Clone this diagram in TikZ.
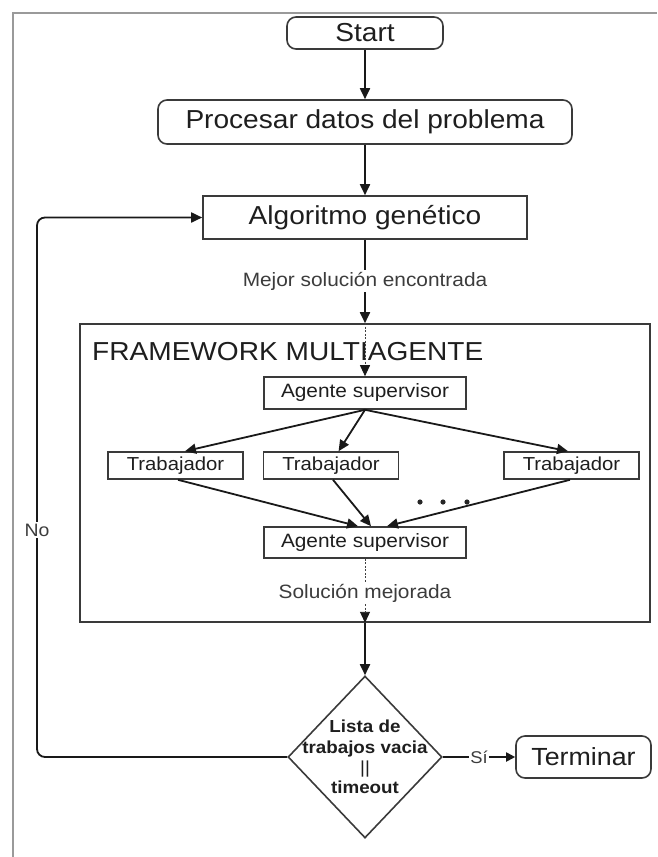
\documentclass[tikz,border=0pt]{standalone}
\usepackage{fontspec}
\setmainfont{Liberation Sans}[FakeStretch=1.08]
\usetikzlibrary{arrows.meta,shapes.geometric,calc}
\definecolor{boxline}{HTML}{3A3A3A}
\definecolor{txt}{HTML}{1E1E1E}
\definecolor{lbl}{HTML}{3C3C3C}
\definecolor{outer}{HTML}{9A9A9A}
\tikzset{
  base/.style={draw=boxline, line width=1.6pt, inner sep=0pt, text=txt, align=center},
  roundbox/.style={base, rounded corners=9pt},
  sqbox/.style={base},
  bigtext/.style={font=\fontsize{26}{30}\selectfont},
  midtext/.style={font=\fontsize{19.3}{22}\selectfont},
  trabtext/.style={font=\fontsize{18.8}{22}\selectfont},
  lab/.style={fill=white, inner sep=1.5pt, text=lbl, font=\fontsize{19.3}{22}\selectfont},
  arr/.style={draw=black!90, line width=1.8pt, -{Triangle[length=11pt,width=10pt]}},
  darr/.style={draw=black!75, line width=0.9pt, dash pattern=on 2pt off 1.5pt, -{Triangle[length=11pt,width=10pt,color=black!90]}},
  plain/.style={draw=black!90, line width=1.8pt},
}
\begin{document}
\begin{tikzpicture}[x=1pt,y=-1pt]
\useasboundingbox (0,0) rectangle (657,857);
% outer partial frame
\draw[outer, line width=2pt] (13,857) -- (13,13) -- (657,13);

% main nodes
\node[roundbox, bigtext, minimum width=156, minimum height=32] (start) at (365,33) {Start};
\node[roundbox, bigtext, minimum width=414, minimum height=44] (proc) at (365,122) {Procesar datos del problema};
\node[sqbox, bigtext, minimum width=324, minimum height=43] (alg) at (365,217.5) {Algoritmo genético};

% framework container
\node[draw=boxline, line width=1.6pt, minimum width=570, minimum height=298, inner sep=0pt] (frame) at (365,473) {};
\node[anchor=base west, text=txt, bigtext, inner sep=0pt] (ftitle) at (92,360) {FRAMEWORK MULTIAGENTE};

\node[sqbox, midtext, minimum width=202, minimum height=32] (sup1) at (365,393) {Agente supervisor};
\node[sqbox, trabtext, minimum width=135, minimum height=27] (trabL) at (175.5,465.5) {Trabajador};
\node[sqbox, trabtext, minimum width=135, minimum height=27] (trabM) at (331,465.5) {Trabajador};
\node[sqbox, trabtext, minimum width=135, minimum height=27] (trabR) at (571.5,465.5) {Trabajador};
\node[sqbox, midtext, minimum width=202, minimum height=31] (sup2) at (365,542.5) {Agente supervisor};

% decision and end
\node[diamond, draw=boxline, line width=1.6pt, minimum width=154, minimum height=162, inner sep=0pt] (dec) at (365,757) {};
\node[align=center, text=txt, font=\bfseries\fontsize{17.4}{20.3}\selectfont, inner sep=0pt] (dectext) at (dec.center) {Lista de\\trabajos vacia\\{\mdseries||}\\timeout};
\node[roundbox, font=\fontsize{24.8}{28}\selectfont, minimum width=135, minimum height=42] (term) at (583.5,757) {Terminar};

% connectors
\draw[arr] (start) -- (proc);
\draw[arr] (proc) -- (alg);
\draw[arr] (alg) -- (frame.north);
\node[lab] (mejor) at (365,281) {Mejor solución encontrada};
\draw[darr] (frame.north) -- (sup1);

\draw[arr] (sup1.south) -- ($(trabL.north)+(9.5,0)$);
\draw[arr] (sup1.south) -- ($(trabM.north)+(7.6,0)$);
\draw[arr] (sup1.south) -- ($(trabR.north)+(-3.5,0)$);

\draw[arr] ($(trabL.south)+(2.5,0)$) -- ($(sup2.north)+(-7,0)$);
\draw[arr] ($(trabM.south)+(2,0)$) -- ($(sup2.north)+(6,0)$);
\draw[arr] ($(trabR.south)+(-1.5,0)$) -- ($(sup2.north)+(22,0)$);

\fill[black!85] (420,502) circle (2.6) (443,502) circle (2.6) (467,502) circle (2.6);

\draw[darr] (sup2.south) -- (frame.south);
\node[lab] (mejorada) at (365,593) {Solución mejorada};
\draw[arr] (frame.south) -- (dec.north);

% loop back
\coordinate (lp) at (37,757);
\draw[arr, rounded corners=8pt] (dec.west) -- (lp) |- (alg.west);
\node[lab, font=\fontsize{18}{20}\selectfont] (no) at (37,530) {No};

% yes branch
\node[text=lbl, inner sep=1pt, font=\fontsize{17}{20}\selectfont] (si) at (479,757) {Sí};
\draw[plain] (dec.east) -- (si.west);
\draw[draw=black!90, line width=1.8pt, -{Triangle[length=9pt,width=9pt]}] (si.east) -- (term.west);
\end{tikzpicture}
\end{document}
..............................
### WRITTEN INSTRUCTION
Reproduce all of the data exactly; the pictures do not belong in the copy.

### WORKED SOLUTION
Clone this diagram in TikZ.
\documentclass[tikz,border=0pt]{standalone}
\usepackage{fontspec}
\setmainfont{Liberation Sans}[FakeStretch=1.08]
\usetikzlibrary{arrows.meta,shapes.geometric,calc}
\definecolor{boxline}{HTML}{3A3A3A}
\definecolor{txt}{HTML}{1E1E1E}
\definecolor{lbl}{HTML}{3C3C3C}
\definecolor{outer}{HTML}{9A9A9A}
\tikzset{
  base/.style={draw=boxline, line width=1.6pt, inner sep=0pt, text=txt, align=center},
  roundbox/.style={base, rounded corners=9pt},
  sqbox/.style={base},
  bigtext/.style={font=\fontsize{26}{30}\selectfont},
  midtext/.style={font=\fontsize{19.3}{22}\selectfont},
  trabtext/.style={font=\fontsize{18.8}{22}\selectfont},
  lab/.style={fill=white, inner sep=1.5pt, text=lbl, font=\fontsize{19.3}{22}\selectfont},
  arr/.style={draw=black!90, line width=1.8pt, -{Triangle[length=11pt,width=10pt]}},
  darr/.style={draw=black!75, line width=0.9pt, dash pattern=on 2pt off 1.5pt, -{Triangle[length=11pt,width=10pt,color=black!90]}},
  plain/.style={draw=black!90, line width=1.8pt},
}
\begin{document}
\begin{tikzpicture}[x=1pt,y=-1pt]
\useasboundingbox (0,0) rectangle (657,857);
% outer partial frame
\draw[outer, line width=2pt] (13,857) -- (13,13) -- (657,13);

% main nodes
\node[roundbox, bigtext, minimum width=156, minimum height=32] (start) at (365,33) {Start};
\node[roundbox, bigtext, minimum width=414, minimum height=44] (proc) at (365,122) {Procesar datos del problema};
\node[sqbox, bigtext, minimum width=324, minimum height=43] (alg) at (365,217.5) {Algoritmo genético};

% framework container
\node[draw=boxline, line width=1.6pt, minimum width=570, minimum height=298, inner sep=0pt] (frame) at (365,473) {};
\node[anchor=base west, text=txt, bigtext, inner sep=0pt] (ftitle) at (92,360) {FRAMEWORK MULTIAGENTE};

\node[sqbox, midtext, minimum width=202, minimum height=32] (sup1) at (365,393) {Agente supervisor};
\node[sqbox, trabtext, minimum width=135, minimum height=27] (trabL) at (175.5,465.5) {Trabajador};
\node[sqbox, trabtext, minimum width=135, minimum height=27] (trabM) at (331,465.5) {Trabajador};
\node[sqbox, trabtext, minimum width=135, minimum height=27] (trabR) at (571.5,465.5) {Trabajador};
\node[sqbox, midtext, minimum width=202, minimum height=31] (sup2) at (365,542.5) {Agente supervisor};

% decision and end
\node[diamond, draw=boxline, line width=1.6pt, minimum width=154, minimum height=162, inner sep=0pt] (dec) at (365,757) {};
\node[align=center, text=txt, font=\bfseries\fontsize{17.4}{20.3}\selectfont, inner sep=0pt] (dectext) at (dec.center) {Lista de\\trabajos vacia\\{\mdseries||}\\timeout};
\node[roundbox, font=\fontsize{24.8}{28}\selectfont, minimum width=135, minimum height=42] (term) at (583.5,757) {Terminar};

% connectors
\draw[arr] (start) -- (proc);
\draw[arr] (proc) -- (alg);
\draw[arr] (alg) -- (frame.north);
\node[lab] (mejor) at (365,281) {Mejor solución encontrada};
\draw[darr] (frame.north) -- (sup1);

\draw[arr] (sup1.south) -- ($(trabL.north)+(9.5,0)$);
\draw[arr] (sup1.south) -- ($(trabM.north)+(7.6,0)$);
\draw[arr] (sup1.south) -- ($(trabR.north)+(-3.5,0)$);

\draw[arr] ($(trabL.south)+(2.5,0)$) -- ($(sup2.north)+(-7,0)$);
\draw[arr] ($(trabM.south)+(2,0)$) -- ($(sup2.north)+(6,0)$);
\draw[arr] ($(trabR.south)+(-1.5,0)$) -- ($(sup2.north)+(22,0)$);

\fill[black!85] (420,502) circle (2.6) (443,502) circle (2.6) (467,502) circle (2.6);

\draw[darr] (sup2.south) -- (frame.south);
\node[lab] (mejorada) at (365,593) {Solución mejorada};
\draw[arr] (frame.south) -- (dec.north);

% loop back
\coordinate (lp) at (37,757);
\draw[arr, rounded corners=8pt] (dec.west) -- (lp) |- (alg.west);
\node[lab, font=\fontsize{18}{20}\selectfont] (no) at (37,530) {No};

% yes branch
\node[text=lbl, inner sep=1pt, font=\fontsize{17}{20}\selectfont] (si) at (479,757) {Sí};
\draw[plain] (dec.east) -- (si.west);
\draw[draw=black!90, line width=1.8pt, -{Triangle[length=9pt,width=9pt]}] (si.east) -- (term.west);
\end{tikzpicture}
\end{document}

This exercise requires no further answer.